• **WHAT THE EXERCISE ASKS**: State how many lines of the listing below include the word "that". Give only the number.

------------------------------

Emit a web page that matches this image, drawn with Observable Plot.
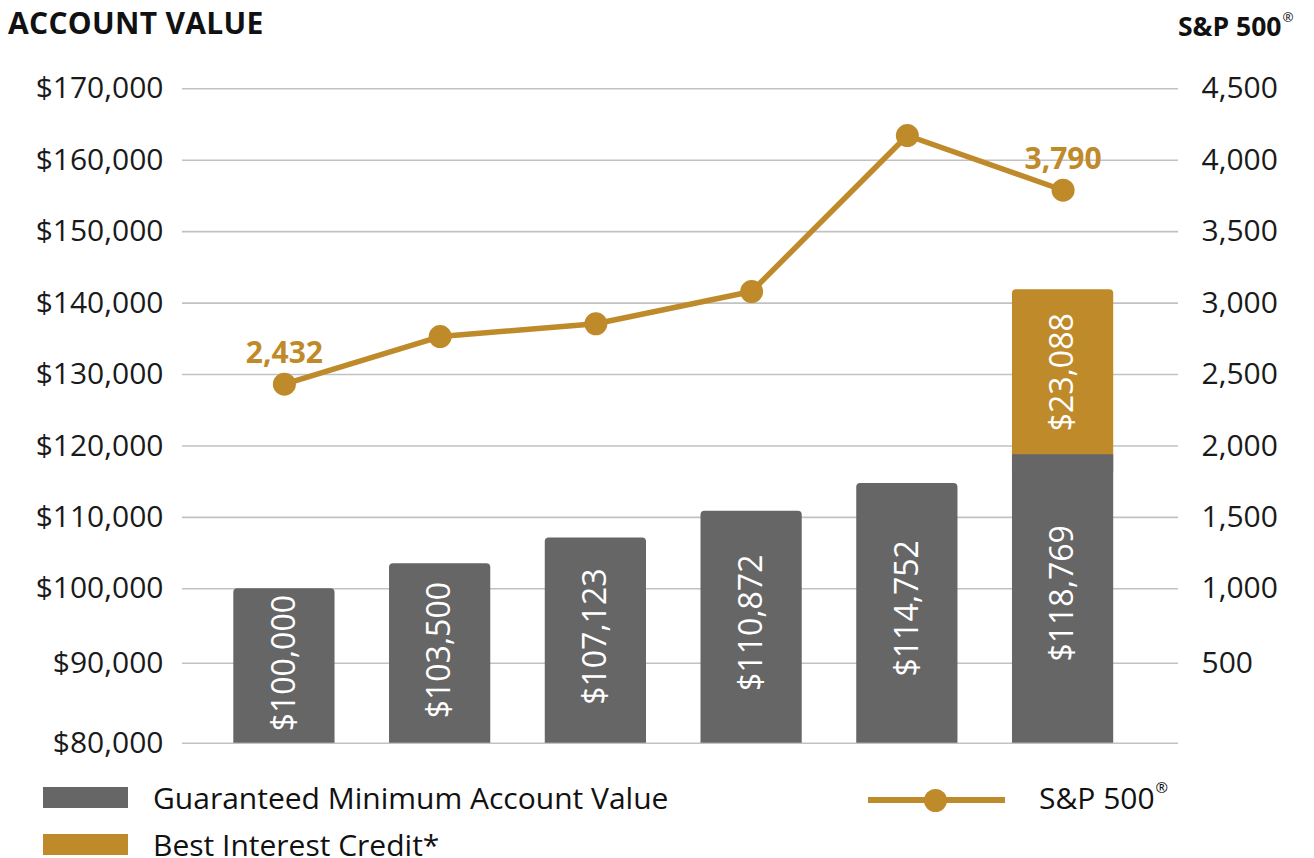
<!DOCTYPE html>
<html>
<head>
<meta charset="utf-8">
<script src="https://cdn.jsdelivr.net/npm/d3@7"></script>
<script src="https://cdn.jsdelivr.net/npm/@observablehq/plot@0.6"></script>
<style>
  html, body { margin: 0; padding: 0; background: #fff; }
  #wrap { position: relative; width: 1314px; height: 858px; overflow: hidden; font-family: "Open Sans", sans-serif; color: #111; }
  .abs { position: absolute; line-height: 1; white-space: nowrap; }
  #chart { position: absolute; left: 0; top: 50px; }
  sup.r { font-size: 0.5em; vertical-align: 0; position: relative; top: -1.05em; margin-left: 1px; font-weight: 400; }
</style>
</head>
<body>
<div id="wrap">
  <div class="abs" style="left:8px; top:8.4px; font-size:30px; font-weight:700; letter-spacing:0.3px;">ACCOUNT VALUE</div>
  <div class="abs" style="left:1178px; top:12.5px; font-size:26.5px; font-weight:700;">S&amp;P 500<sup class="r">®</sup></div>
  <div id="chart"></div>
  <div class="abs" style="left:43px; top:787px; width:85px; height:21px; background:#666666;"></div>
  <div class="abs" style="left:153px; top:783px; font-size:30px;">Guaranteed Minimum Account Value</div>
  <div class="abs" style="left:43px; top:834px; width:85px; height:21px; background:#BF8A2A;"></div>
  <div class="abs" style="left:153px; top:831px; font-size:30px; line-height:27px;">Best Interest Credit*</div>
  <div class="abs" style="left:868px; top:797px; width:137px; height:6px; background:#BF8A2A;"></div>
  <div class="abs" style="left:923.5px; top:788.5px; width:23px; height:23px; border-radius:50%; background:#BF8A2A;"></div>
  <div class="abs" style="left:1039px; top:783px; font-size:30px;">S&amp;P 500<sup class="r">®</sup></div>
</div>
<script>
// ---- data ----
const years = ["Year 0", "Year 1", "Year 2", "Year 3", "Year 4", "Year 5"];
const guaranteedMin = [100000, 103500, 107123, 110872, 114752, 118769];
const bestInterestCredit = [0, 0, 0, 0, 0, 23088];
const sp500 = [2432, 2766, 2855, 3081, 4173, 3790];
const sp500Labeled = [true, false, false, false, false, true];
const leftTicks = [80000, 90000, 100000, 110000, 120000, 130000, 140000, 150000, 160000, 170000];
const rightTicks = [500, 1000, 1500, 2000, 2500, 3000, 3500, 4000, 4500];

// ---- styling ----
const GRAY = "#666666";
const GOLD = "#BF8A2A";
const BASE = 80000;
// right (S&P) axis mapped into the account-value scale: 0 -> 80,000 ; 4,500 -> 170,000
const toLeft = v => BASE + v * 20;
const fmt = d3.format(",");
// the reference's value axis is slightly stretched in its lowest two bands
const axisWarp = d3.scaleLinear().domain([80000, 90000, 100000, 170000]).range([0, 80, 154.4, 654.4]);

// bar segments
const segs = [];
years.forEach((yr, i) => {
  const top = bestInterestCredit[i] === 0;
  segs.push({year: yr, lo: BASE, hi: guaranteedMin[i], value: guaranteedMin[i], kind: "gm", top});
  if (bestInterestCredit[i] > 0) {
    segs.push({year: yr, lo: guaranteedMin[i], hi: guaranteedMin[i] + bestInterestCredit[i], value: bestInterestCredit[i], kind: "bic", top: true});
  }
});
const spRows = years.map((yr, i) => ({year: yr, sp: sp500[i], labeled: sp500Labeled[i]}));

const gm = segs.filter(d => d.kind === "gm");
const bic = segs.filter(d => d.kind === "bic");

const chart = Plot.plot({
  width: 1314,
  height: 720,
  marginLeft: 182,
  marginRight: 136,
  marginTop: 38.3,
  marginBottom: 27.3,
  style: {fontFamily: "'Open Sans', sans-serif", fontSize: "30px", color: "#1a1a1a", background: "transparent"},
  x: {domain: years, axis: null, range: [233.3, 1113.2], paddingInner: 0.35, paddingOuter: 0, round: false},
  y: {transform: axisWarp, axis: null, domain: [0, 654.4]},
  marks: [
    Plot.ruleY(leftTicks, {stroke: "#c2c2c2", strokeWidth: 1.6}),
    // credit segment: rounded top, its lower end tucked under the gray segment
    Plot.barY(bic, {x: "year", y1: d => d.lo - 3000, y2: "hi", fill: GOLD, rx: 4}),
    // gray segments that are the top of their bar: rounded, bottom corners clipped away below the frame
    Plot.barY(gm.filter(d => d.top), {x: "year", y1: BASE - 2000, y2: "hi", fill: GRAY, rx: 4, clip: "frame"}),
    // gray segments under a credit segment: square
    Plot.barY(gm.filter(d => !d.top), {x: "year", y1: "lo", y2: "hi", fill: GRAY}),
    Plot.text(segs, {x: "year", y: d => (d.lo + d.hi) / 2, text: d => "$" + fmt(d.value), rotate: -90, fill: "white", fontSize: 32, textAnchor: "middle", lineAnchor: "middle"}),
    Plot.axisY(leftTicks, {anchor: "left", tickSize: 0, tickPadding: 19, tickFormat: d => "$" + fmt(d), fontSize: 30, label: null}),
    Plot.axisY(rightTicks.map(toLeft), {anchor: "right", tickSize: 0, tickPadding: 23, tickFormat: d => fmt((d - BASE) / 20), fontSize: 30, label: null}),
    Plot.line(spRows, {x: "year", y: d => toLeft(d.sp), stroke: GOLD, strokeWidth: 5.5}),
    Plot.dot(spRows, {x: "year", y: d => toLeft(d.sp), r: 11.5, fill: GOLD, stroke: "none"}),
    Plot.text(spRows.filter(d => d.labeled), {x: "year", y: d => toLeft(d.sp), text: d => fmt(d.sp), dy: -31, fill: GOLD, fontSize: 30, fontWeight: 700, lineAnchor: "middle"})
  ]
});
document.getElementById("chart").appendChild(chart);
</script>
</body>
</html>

------------------------------

• **TASK SOLUTION**: 2